Chiacchiere a mille, fatti a zero. Il patto per riforme non c'è più
Editoriale
Le chiacchiere stanno a mille, ma i fatti a zero. Il patto su Italicum e fine del bicameralismo – quello della "profonda sintonia" con Berlusconi – è sciolto, anzi dissolto. Lo schema della doppia maggioranza di Renzi – con il Cav. per le riforme e con Alfano per il governo – che teneva sotto scacco l'uno e l'altro e lasciava al segretario del PD il comando di tutte le operazioni, oggi non regge più. Renzi non ha più due maggioranze e, se continua a muoversi come se le avesse entrambe, rischia di non ritrovarsene nessuna e di dovere trattare alla giornata con un Senato sbandato, ridotto a palcoscenico dell'ammuina democratica.
Berlusconi, se i risultati del 25 maggio non riserveranno clamorose sorprese, non concederà mai a Renzi né il voto definitivo sull'Italicum, né il superamento del bicameralismo paritario e non rinuncerà alla paradossale garanzia offertagli dal Consultellum, che con il sistema di sbarramenti sopravvissuti alla "morte" del premio di maggioranza fissa all'8% e al 4% la soglia per accedere a Palazzo Madama e a Montecitorio e dunque, rebus sic stantibus, renderebbe il Cav. dominus assoluto degli equilibri di governo al Senato, dove, se si votasse oggi, accederebbero solo PD, M5S e FI, più una manciata di leghisti lombardo-veneti.
Il vero problema di Renzi oggi, se si prende sul serio il discorso sul "cambiar verso", non è come approvare l'Italicum e la riforma del Senato – cosa praticamente impossibile con una maggioranza bipartisan – ma come evitare di andare al voto con una legge elettorale che comporterebbe inevitabilmente la formazione di un governo PD-FI. Se questo è il problema, far saltare il banco e andare al voto, come suggerisce Giachetti, evidentemente non é la soluzione.

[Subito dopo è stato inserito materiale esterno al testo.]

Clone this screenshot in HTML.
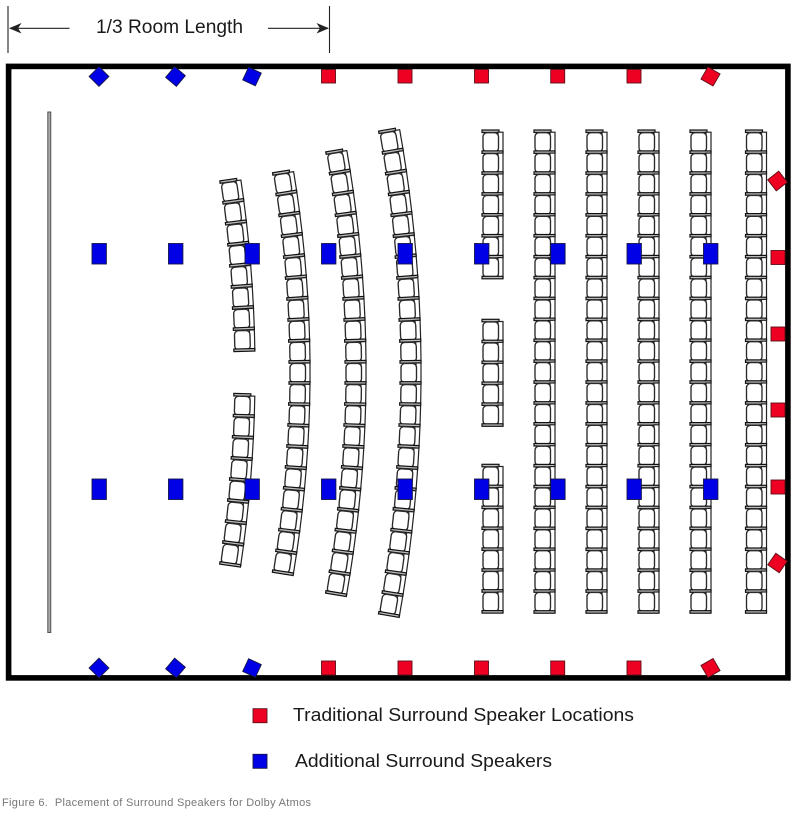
<!DOCTYPE html>
<html>
<head>
<meta charset="utf-8">
<style>
html,body{margin:0;padding:0;background:#fff;width:797px;height:816px;overflow:hidden}
svg{display:block;filter:blur(.35px)}
text{font-family:"Liberation Sans",sans-serif;fill:#1a1a1a}
.b{fill:#0000e6;stroke:#15154a;stroke-width:.9}
.r{fill:#ee0022;stroke:#5a1018;stroke-width:.9}
</style>
</head>
<body>
<svg width="797" height="816" viewBox="0 0 797 816" xmlns="http://www.w3.org/2000/svg">
<defs>
<g id="s">
<rect x="16" y="1.5" width="5" height="20" fill="#fff" stroke="#222" stroke-width="1.2"/>
<rect x="1" y="2" width="15.5" height="19.2" rx="4" fill="#fff" stroke="#2a2a2a" stroke-width="1.35"/>
<rect x="0" y="20.2" width="21" height="2.5" fill="#bbb" stroke="#111" stroke-width="1.2"/>
</g>
<rect id="t" x="0" y="-.7" width="17" height="2.5" fill="#bbb" stroke="#111" stroke-width="1.2"/>
<g id="s5">
<use href="#s"/><use href="#s" y="20.9"/><use href="#s" y="41.8"/><use href="#s" y="62.7"/><use href="#s" y="83.6"/>
</g>
<g id="c5"><use href="#t"/><use href="#s5"/></g>
<g id="c7"><use href="#t"/><use href="#s5"/><use href="#s" y="104.5"/><use href="#s" y="125.4"/></g>
<g id="c23">
<use href="#t"/><use href="#s5"/><use href="#s5" y="104.5"/><use href="#s5" y="209"/><use href="#s5" y="313.5"/>
<use href="#s" y="418"/><use href="#s" y="438.9"/><use href="#s" y="459.8"/>
</g>
</defs>
<rect width="797" height="816" fill="#fff"/>

<!-- dimension -->
<g stroke="#222" stroke-width="1.1" fill="none">
<path d="M8 6V53M329.5 6V53M10 28.3H69.5M268 28.3H328"/>
</g>
<path d="M9 28.3L21.5 23L18 28.3L21.5 33.5Z M329 28.3L316.5 23L320 28.3L316.5 33.5Z" fill="#222"/>
<text x="96" y="33" font-size="19" textLength="147" lengthAdjust="spacingAndGlyphs">1/3 Room Length</text>

<!-- screen -->
<rect x="47.8" y="112" width="3" height="520.5" fill="#aaa" stroke="#444" stroke-width=".9"/>

<!-- straight rows -->
<use href="#c7" x="482" y="130.7"/>
<use href="#c5" x="482" y="320"/>
<use href="#c7" x="482" y="465"/>
<use href="#c23" x="534" y="130.7"/>
<use href="#c23" x="586" y="130.7"/>
<use href="#c23" x="638" y="130.7"/>
<use href="#c23" x="690" y="130.7"/>
<use href="#c23" x="745.5" y="130.7"/>

<!-- curved row 1 -->
<g transform="translate(-1055 372)">
<use href="#t" transform="rotate(-8.03) translate(1289 -10.5)"/>
<use href="#s" transform="rotate(-8.03) translate(1289 -10.5)"/>
<use href="#s" transform="rotate(-7.09) translate(1289 -10.5)"/>
<use href="#s" transform="rotate(-6.15) translate(1289 -10.5)"/>
<use href="#s" transform="rotate(-5.21) translate(1289 -10.5)"/>
<use href="#s" transform="rotate(-4.27) translate(1289 -10.5)"/>
<use href="#s" transform="rotate(-3.33) translate(1289 -10.5)"/>
<use href="#s" transform="rotate(-2.39) translate(1289 -10.5)"/>
<use href="#s" transform="rotate(-1.45) translate(1289 -10.5)"/>
<use href="#t" transform="rotate(1.45) translate(1289 -10.5)"/>
<use href="#s" transform="rotate(1.45) translate(1289 -10.5)"/>
<use href="#s" transform="rotate(2.39) translate(1289 -10.5)"/>
<use href="#s" transform="rotate(3.33) translate(1289 -10.5)"/>
<use href="#s" transform="rotate(4.27) translate(1289 -10.5)"/>
<use href="#s" transform="rotate(5.21) translate(1289 -10.5)"/>
<use href="#s" transform="rotate(6.15) translate(1289 -10.5)"/>
<use href="#s" transform="rotate(7.09) translate(1289 -10.5)"/>
<use href="#s" transform="rotate(8.03) translate(1289 -10.5)"/>
</g>
<!-- curved row 2 -->
<g transform="translate(-920 372)">
<use href="#t" transform="rotate(-8.955) translate(1209 -10.5)"/>
<use href="#s" transform="rotate(-8.955) translate(1209 -10.5)"/>
<use href="#s" transform="rotate(-7.96) translate(1209 -10.5)"/>
<use href="#s" transform="rotate(-6.965) translate(1209 -10.5)"/>
<use href="#s" transform="rotate(-5.97) translate(1209 -10.5)"/>
<use href="#s" transform="rotate(-4.975) translate(1209 -10.5)"/>
<use href="#s" transform="rotate(-3.98) translate(1209 -10.5)"/>
<use href="#s" transform="rotate(-2.985) translate(1209 -10.5)"/>
<use href="#s" transform="rotate(-1.99) translate(1209 -10.5)"/>
<use href="#s" transform="rotate(-.995) translate(1209 -10.5)"/>
<use href="#s" transform="translate(1209 -10.5)"/>
<use href="#s" transform="rotate(.995) translate(1209 -10.5)"/>
<use href="#s" transform="rotate(1.99) translate(1209 -10.5)"/>
<use href="#s" transform="rotate(2.985) translate(1209 -10.5)"/>
<use href="#s" transform="rotate(3.98) translate(1209 -10.5)"/>
<use href="#s" transform="rotate(4.975) translate(1209 -10.5)"/>
<use href="#s" transform="rotate(5.97) translate(1209 -10.5)"/>
<use href="#s" transform="rotate(6.965) translate(1209 -10.5)"/>
<use href="#s" transform="rotate(7.96) translate(1209 -10.5)"/>
<use href="#s" transform="rotate(8.955) translate(1209 -10.5)"/>
</g>
<!-- curved row 3 -->
<g transform="translate(-919 372)">
<use href="#t" transform="rotate(-9.52) translate(1264 -10.5)"/>
<use href="#s" transform="rotate(-9.52) translate(1264 -10.5)"/>
<use href="#s" transform="rotate(-8.568) translate(1264 -10.5)"/>
<use href="#s" transform="rotate(-7.616) translate(1264 -10.5)"/>
<use href="#s" transform="rotate(-6.664) translate(1264 -10.5)"/>
<use href="#s" transform="rotate(-5.712) translate(1264 -10.5)"/>
<use href="#s" transform="rotate(-4.76) translate(1264 -10.5)"/>
<use href="#s" transform="rotate(-3.808) translate(1264 -10.5)"/>
<use href="#s" transform="rotate(-2.856) translate(1264 -10.5)"/>
<use href="#s" transform="rotate(-1.904) translate(1264 -10.5)"/>
<use href="#s" transform="rotate(-.952) translate(1264 -10.5)"/>
<use href="#s" transform="translate(1264 -10.5)"/>
<use href="#s" transform="rotate(.952) translate(1264 -10.5)"/>
<use href="#s" transform="rotate(1.904) translate(1264 -10.5)"/>
<use href="#s" transform="rotate(2.856) translate(1264 -10.5)"/>
<use href="#s" transform="rotate(3.808) translate(1264 -10.5)"/>
<use href="#s" transform="rotate(4.76) translate(1264 -10.5)"/>
<use href="#s" transform="rotate(5.712) translate(1264 -10.5)"/>
<use href="#s" transform="rotate(6.664) translate(1264 -10.5)"/>
<use href="#s" transform="rotate(7.616) translate(1264 -10.5)"/>
<use href="#s" transform="rotate(8.568) translate(1264 -10.5)"/>
<use href="#s" transform="rotate(9.52) translate(1264 -10.5)"/>
</g>
<!-- curved row 4 -->
<g transform="translate(-964 372)">
<use href="#t" transform="rotate(-9.702) translate(1364 -10.5)"/>
<use href="#s" transform="rotate(-9.702) translate(1364 -10.5)"/>
<use href="#s" transform="rotate(-8.82) translate(1364 -10.5)"/>
<use href="#s" transform="rotate(-7.938) translate(1364 -10.5)"/>
<use href="#s" transform="rotate(-7.056) translate(1364 -10.5)"/>
<use href="#s" transform="rotate(-6.174) translate(1364 -10.5)"/>
<use href="#s" transform="rotate(-5.292) translate(1364 -10.5)"/>
<use href="#s" transform="rotate(-4.41) translate(1364 -10.5)"/>
<use href="#s" transform="rotate(-3.528) translate(1364 -10.5)"/>
<use href="#s" transform="rotate(-2.646) translate(1364 -10.5)"/>
<use href="#s" transform="rotate(-1.764) translate(1364 -10.5)"/>
<use href="#s" transform="rotate(-.882) translate(1364 -10.5)"/>
<use href="#s" transform="translate(1364 -10.5)"/>
<use href="#s" transform="rotate(.882) translate(1364 -10.5)"/>
<use href="#s" transform="rotate(1.764) translate(1364 -10.5)"/>
<use href="#s" transform="rotate(2.646) translate(1364 -10.5)"/>
<use href="#s" transform="rotate(3.528) translate(1364 -10.5)"/>
<use href="#s" transform="rotate(4.41) translate(1364 -10.5)"/>
<use href="#s" transform="rotate(5.292) translate(1364 -10.5)"/>
<use href="#s" transform="rotate(6.174) translate(1364 -10.5)"/>
<use href="#s" transform="rotate(7.056) translate(1364 -10.5)"/>
<use href="#s" transform="rotate(7.938) translate(1364 -10.5)"/>
<use href="#s" transform="rotate(8.82) translate(1364 -10.5)"/>
<use href="#s" transform="rotate(9.702) translate(1364 -10.5)"/>
</g>

<!-- room -->
<rect x="8.6" y="66.4" width="779.3" height="611.5" fill="none" stroke="#000" stroke-width="5.6"/>

<!-- blue mid speakers -->
<g class="b">
<rect x="92" y="243.5" width="14.4" height="20.5"/>
<rect x="168.5" y="243.5" width="14.4" height="20.5"/>
<rect x="245" y="243.5" width="14.4" height="20.5"/>
<rect x="321.5" y="243.5" width="14.4" height="20.5"/>
<rect x="398" y="243.5" width="14.4" height="20.5"/>
<rect x="474.5" y="243.5" width="14.4" height="20.5"/>
<rect x="550.7" y="243.5" width="14.4" height="20.5"/>
<rect x="627" y="243.5" width="14.4" height="20.5"/>
<rect x="703.5" y="243.5" width="14.4" height="20.5"/>
<rect x="92" y="479" width="14.4" height="20.5"/>
<rect x="168.5" y="479" width="14.4" height="20.5"/>
<rect x="245" y="479" width="14.4" height="20.5"/>
<rect x="321.5" y="479" width="14.4" height="20.5"/>
<rect x="398" y="479" width="14.4" height="20.5"/>
<rect x="474.5" y="479" width="14.4" height="20.5"/>
<rect x="550.7" y="479" width="14.4" height="20.5"/>
<rect x="627" y="479" width="14.4" height="20.5"/>
<rect x="703.5" y="479" width="14.4" height="20.5"/>
<!-- rotated blue top/bottom -->
<rect x="-7" y="-7" width="14" height="14" transform="translate(99 76.5) rotate(45)"/>
<rect x="-7" y="-7" width="14" height="14" transform="translate(175.5 76.5) rotate(40)"/>
<rect x="-7" y="-7" width="14" height="14" transform="translate(252 76.5) rotate(25)"/>
<rect x="-7" y="-7" width="14" height="14" transform="translate(99 668) rotate(45)"/>
<rect x="-7" y="-7" width="14" height="14" transform="translate(175.5 668) rotate(40)"/>
<rect x="-7" y="-7" width="14" height="14" transform="translate(252 668) rotate(25)"/>
</g>

<!-- red speakers -->
<g class="r">
<rect x="321.5" y="69.5" width="14" height="13.5"/>
<rect x="398" y="69.5" width="14" height="13.5"/>
<rect x="474.5" y="69.5" width="14" height="13.5"/>
<rect x="550.7" y="69.5" width="14" height="13.5"/>
<rect x="627" y="69.5" width="14" height="13.5"/>
<rect x="-7" y="-7" width="14" height="14" transform="translate(710.5 76.5) rotate(30)"/>
<rect x="321.5" y="661" width="14" height="14"/>
<rect x="398" y="661" width="14" height="14"/>
<rect x="474.5" y="661" width="14" height="14"/>
<rect x="550.7" y="661" width="14" height="14"/>
<rect x="627" y="661" width="14" height="14"/>
<rect x="-7" y="-7" width="14" height="14" transform="translate(710.5 668) rotate(-30)"/>
<rect x="-7" y="-7" width="14" height="14" transform="translate(777.5 181) rotate(-38)"/>
<rect x="-7" y="-7" width="14" height="14" transform="translate(777.5 563) rotate(35)"/>
<rect x="771" y="250.5" width="14" height="14"/>
<rect x="771" y="327" width="14" height="14"/>
<rect x="771" y="403" width="14" height="14"/>
<rect x="771" y="480" width="14" height="14"/>
</g>

<!-- legend -->
<rect class="r" x="253" y="708.7" width="14" height="14"/>
<rect class="b" x="253" y="754.3" width="14" height="14"/>
<text x="293" y="721" font-size="18.5" textLength="341" lengthAdjust="spacingAndGlyphs">Traditional Surround Speaker Locations</text>
<text x="295" y="767" font-size="18.5" textLength="257" lengthAdjust="spacingAndGlyphs">Additional Surround Speakers</text>

<!-- caption -->
<text x="2" y="806" font-size="11" textLength="309" style="fill:#777;white-space:pre" xml:space="preserve">Figure 6.  Placement of Surround Speakers for Dolby Atmos</text>
</svg>
</body>
</html>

Anziché litigare su due tavoli, Renzi farebbe meglio a chiudere tutte le partite, riforme comprese, sull'unico tavolo che concretamente gli è rimasto, quello della maggioranza di governo. Alfano e gli altri partner di governo hanno un fondamentale incentivo "esistenziale" alla ragionevolezza, Berlusconi no. Con FI il problema non è il contenuto della riforma (quale Senato, con quali poteri e quale composizione..), ma la sua conseguenza, cioè la consegna a Renzi di una vittoria chiavi in mano. Con gli altri "politici" (Grillo escluso, ma Lega compresa) invece ci si può accordare o alla fine – di fronte a insormontabili e molto improbabili resistenze – anche rompere, facendo però loro, come usa dire, molto male. Col tira e molla con il Cav. invece a farsi male è solo Renzi e il suo esecutivo.